UK food supplies are increasingly at risk of disruption because the government has failed to recognise the vulnerability of the UK’s cold chain, a major new industry report has warned.
The temperature-controlled network underpinning up to half of Britain’s food supply has been largely overlooked in national resilience planning and is “not acknowledged as critical national infrastructure”, according to the Cold Chain Federation’s Critical Link white paper, launched this week.
This left the system dangerously exposed to shocks ranging from energy outages and fuel shortages to cyberattacks and conflict-driven disruption, the report warned.
“The role of the cold chain is shamefully undervalued in UK food security and resilience policy,” said CCF CEO Phil Pluck.
“With threats to food supply increasing at a terrifying rate and other countries around the world looking at stockpiling essential products to keep citizens fed in an increasingly volatile world, there is a need for urgent action to recognise the role cold chain plays in society,” he urged.
“The industry must be supported to manage future crises and to grow sustainably to meet the needs of a changing food system.”
Nearly half (49%) of the food and drink produced and sold by UK manufacturers – worth around £50bn – relied on chilled or frozen supply chains, the white paper noted.
Yet “people rarely question where their food comes from, least still how it came to them, however disruption quickly leads to panic, stockpiling, and as studies have shown, can very quickly can result in civil unrest”, it said.
Food security role ‘unrecognised’ by government
And despite the sector’s critical importance, its “role in resilience and national security is almost entirely unrecognised in policies and reports assessing food resilience and crisis planning”, the trade body added.
“Food-critical infrastructure is not mapped in the UK. Many parts of the cold chain remain invisible, making it difficult for planners to identify and prioritise critical food hubs for crisis planning,” it said.

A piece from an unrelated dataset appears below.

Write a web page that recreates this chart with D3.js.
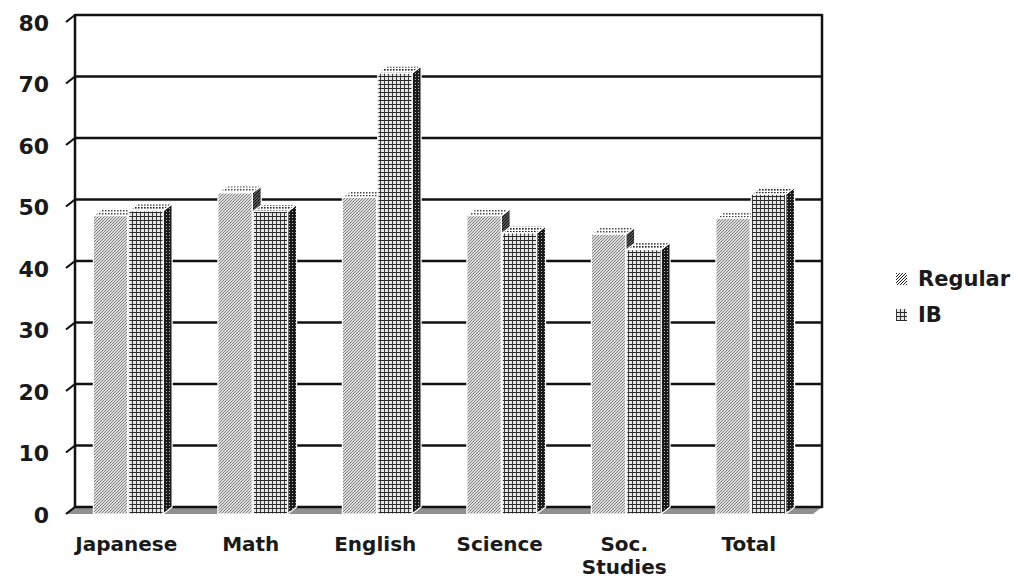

That came despite the National Preparedness Commission’s 2025 Just in Case report “extensively” detailing the UK’s lack of preparedness for food system disruption, and calling for a shift from ‘Just in Time’ to ‘Just in Case’ models.
“The lives of UK citizens are at risk without a plan to ensure access to food when the next crisis hits. The stakes could not be higher,” the CCF warned, noting the cold chain “directly adds £14bn gross value to the UK economy each year, supporting 184,000 jobs and contributing £3.7bn in tax revenue to the UK government”.
Future government efforts to boost resilience would “rely heavily” on cold chain infrastructure, yet current policy made “scant reference” to the sector, it added. “Without remedying this oversight, government action is destined to fail the UK citizen.”
‘Critical national infrastructure’
The CCF has set out 10 “urgent” steps to address the gap, including formally designating cold chain infrastructure as critical national infrastructure, embedding it in the National Risk Register, and granting permanent essential worker status to staff.
It also called for clear Cabinet Office accountability, early warning systems for threats ranging from cyberattacks to extreme weather, and new incident response and disaster recovery plans with prioritised energy access.
Further recommendations include expanding cold storage capacity to support future stockpiling, embedding the sector in planning policy, mandating joint industry-government infrastructure assessments, and boosting recruitment into key roles such as HGV drivers and refrigeration engineers.
“Without a strong and robust cold chain, the UK cannot achieve food security and without a thorough plan to ensure the cold chain can operate during threats and crises that impact it, the UK does not have food resilience,” the CCF said.
The warning comes as Logistics UK this week highlighted similar pressures across the wider supply chain, with geopolitical shocks – particularly via the Middle East conflict – driving fuel cost volatility and operational strain.
The sector is operating on tight margins and is “highly vulnerable to the increase in fuel prices… which risk being passed on through the wider economy as inflation”, underlining how disruption could quickly feed through into higher food prices, the industry body warned.